— START OF Data supplied —

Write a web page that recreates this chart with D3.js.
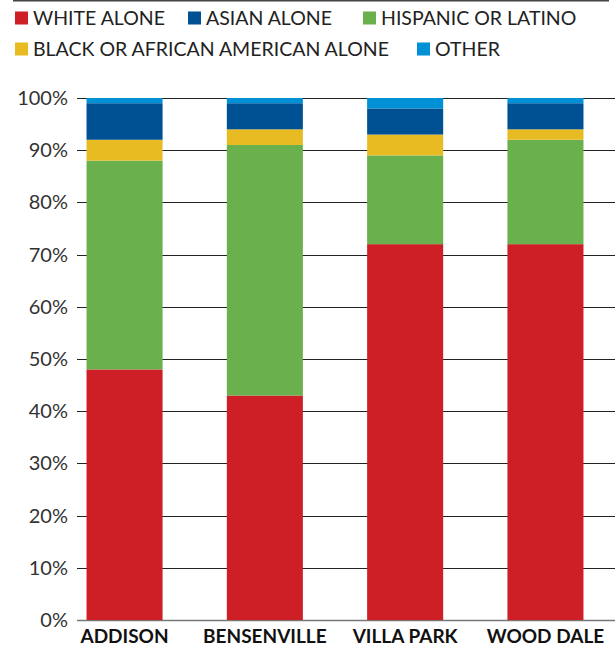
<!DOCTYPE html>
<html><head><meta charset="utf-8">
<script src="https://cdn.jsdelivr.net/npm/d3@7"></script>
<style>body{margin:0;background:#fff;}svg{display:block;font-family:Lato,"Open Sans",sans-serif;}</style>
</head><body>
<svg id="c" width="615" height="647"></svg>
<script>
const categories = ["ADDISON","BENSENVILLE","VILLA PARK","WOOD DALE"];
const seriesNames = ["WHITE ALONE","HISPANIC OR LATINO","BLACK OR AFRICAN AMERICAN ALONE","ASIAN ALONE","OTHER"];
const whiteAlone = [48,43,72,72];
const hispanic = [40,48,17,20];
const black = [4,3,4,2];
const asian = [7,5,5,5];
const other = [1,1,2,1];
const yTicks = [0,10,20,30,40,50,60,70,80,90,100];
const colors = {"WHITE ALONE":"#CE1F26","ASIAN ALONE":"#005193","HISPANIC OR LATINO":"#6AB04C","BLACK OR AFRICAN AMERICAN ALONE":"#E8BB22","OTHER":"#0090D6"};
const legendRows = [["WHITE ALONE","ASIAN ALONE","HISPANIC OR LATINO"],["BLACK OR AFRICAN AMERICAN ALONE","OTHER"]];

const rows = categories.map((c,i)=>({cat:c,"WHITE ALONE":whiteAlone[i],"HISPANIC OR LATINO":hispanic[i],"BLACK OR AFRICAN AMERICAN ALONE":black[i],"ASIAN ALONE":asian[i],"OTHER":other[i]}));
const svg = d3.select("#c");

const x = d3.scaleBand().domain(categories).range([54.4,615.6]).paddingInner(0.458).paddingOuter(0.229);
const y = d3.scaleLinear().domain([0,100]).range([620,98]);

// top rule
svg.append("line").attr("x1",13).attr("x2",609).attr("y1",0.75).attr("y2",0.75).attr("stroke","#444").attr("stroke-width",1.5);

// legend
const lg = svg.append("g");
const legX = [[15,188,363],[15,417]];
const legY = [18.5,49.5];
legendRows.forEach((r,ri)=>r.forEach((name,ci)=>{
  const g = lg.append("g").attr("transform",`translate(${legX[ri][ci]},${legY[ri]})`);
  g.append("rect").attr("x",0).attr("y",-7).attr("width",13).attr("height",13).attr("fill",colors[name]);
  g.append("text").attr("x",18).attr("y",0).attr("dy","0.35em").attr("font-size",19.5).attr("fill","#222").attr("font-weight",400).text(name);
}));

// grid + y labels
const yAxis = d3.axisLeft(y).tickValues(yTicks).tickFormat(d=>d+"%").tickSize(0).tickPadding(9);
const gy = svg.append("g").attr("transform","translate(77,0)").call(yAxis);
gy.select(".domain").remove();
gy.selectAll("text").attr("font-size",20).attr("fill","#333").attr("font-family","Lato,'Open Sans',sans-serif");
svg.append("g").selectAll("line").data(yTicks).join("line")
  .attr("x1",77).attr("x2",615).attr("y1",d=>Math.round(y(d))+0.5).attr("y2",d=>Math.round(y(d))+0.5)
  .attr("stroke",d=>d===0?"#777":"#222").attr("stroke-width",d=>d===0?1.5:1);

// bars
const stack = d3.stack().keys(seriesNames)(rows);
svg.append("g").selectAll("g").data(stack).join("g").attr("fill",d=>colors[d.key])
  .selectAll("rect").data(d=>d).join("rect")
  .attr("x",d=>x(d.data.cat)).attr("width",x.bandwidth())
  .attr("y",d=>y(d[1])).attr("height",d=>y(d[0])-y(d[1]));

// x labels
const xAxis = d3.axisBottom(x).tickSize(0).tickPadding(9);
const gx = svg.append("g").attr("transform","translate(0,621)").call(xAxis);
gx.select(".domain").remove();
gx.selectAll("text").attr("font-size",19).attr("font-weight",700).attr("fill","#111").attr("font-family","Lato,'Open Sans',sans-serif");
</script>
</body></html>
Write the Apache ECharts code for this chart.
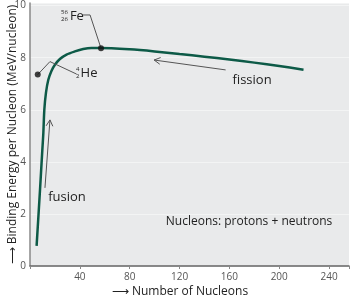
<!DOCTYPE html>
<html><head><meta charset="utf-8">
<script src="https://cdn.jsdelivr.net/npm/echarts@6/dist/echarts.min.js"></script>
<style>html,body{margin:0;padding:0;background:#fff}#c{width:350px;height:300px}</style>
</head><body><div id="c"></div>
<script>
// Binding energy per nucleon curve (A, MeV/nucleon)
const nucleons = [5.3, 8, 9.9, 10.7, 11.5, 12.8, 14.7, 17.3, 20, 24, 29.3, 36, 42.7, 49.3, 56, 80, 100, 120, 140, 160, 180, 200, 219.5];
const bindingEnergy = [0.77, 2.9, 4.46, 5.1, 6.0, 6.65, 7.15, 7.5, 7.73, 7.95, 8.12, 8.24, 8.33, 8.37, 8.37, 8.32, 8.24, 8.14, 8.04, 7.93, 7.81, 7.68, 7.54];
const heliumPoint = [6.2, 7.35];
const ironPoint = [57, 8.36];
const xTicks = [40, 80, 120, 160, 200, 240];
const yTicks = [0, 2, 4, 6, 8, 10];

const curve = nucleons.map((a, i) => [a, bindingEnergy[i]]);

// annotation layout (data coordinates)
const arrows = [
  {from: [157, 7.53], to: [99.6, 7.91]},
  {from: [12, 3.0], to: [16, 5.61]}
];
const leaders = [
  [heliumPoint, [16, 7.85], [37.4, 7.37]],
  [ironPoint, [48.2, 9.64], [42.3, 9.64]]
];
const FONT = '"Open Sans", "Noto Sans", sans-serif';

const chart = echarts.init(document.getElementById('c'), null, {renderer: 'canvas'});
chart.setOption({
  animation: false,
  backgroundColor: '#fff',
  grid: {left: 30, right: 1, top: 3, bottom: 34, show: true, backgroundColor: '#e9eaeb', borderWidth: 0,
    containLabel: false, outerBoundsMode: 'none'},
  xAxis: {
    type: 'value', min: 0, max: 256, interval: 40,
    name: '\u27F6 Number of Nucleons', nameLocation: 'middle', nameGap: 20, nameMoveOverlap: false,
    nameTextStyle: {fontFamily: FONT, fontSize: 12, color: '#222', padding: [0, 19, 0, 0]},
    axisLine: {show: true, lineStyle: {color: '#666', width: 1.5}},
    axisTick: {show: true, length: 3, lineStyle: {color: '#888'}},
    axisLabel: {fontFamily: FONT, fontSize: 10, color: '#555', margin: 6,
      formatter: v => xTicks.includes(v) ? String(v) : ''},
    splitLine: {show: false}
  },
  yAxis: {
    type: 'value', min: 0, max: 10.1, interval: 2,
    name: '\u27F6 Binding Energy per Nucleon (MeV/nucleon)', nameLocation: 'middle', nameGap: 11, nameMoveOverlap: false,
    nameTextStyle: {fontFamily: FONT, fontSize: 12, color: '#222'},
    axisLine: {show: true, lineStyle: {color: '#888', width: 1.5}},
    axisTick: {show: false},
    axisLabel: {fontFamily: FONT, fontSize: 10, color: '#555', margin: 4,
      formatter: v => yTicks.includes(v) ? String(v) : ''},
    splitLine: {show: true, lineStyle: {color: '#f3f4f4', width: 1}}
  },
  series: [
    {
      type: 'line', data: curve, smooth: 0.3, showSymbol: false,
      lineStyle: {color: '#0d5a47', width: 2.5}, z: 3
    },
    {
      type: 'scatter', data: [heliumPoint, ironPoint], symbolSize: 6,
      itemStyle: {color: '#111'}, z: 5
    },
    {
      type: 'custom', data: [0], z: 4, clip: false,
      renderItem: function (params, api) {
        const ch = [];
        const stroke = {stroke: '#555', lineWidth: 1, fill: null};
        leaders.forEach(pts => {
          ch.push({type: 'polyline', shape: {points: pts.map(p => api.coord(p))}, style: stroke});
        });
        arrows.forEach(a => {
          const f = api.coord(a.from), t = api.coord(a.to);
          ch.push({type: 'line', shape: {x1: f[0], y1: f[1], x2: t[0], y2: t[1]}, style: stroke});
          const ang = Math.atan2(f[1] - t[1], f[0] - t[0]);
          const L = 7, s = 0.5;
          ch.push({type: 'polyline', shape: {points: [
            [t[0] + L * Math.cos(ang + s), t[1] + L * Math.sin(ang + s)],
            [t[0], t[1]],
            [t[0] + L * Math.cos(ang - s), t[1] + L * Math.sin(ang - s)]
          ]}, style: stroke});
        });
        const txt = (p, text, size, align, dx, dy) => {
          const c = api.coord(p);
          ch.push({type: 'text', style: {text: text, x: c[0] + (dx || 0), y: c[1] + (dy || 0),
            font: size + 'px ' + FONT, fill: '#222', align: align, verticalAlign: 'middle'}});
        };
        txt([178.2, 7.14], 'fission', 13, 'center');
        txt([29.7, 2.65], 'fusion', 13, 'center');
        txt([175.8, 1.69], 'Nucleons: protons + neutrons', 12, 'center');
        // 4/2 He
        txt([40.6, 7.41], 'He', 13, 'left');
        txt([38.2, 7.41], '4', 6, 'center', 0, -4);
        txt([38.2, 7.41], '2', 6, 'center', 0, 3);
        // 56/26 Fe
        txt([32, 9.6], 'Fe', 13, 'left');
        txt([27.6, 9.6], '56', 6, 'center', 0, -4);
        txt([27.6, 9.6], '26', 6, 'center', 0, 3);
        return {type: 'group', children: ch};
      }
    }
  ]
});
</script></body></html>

— END OF Data supplied —

#### Your task:
Find how many lines include the string "this" and report that number alone.

#### Response:
2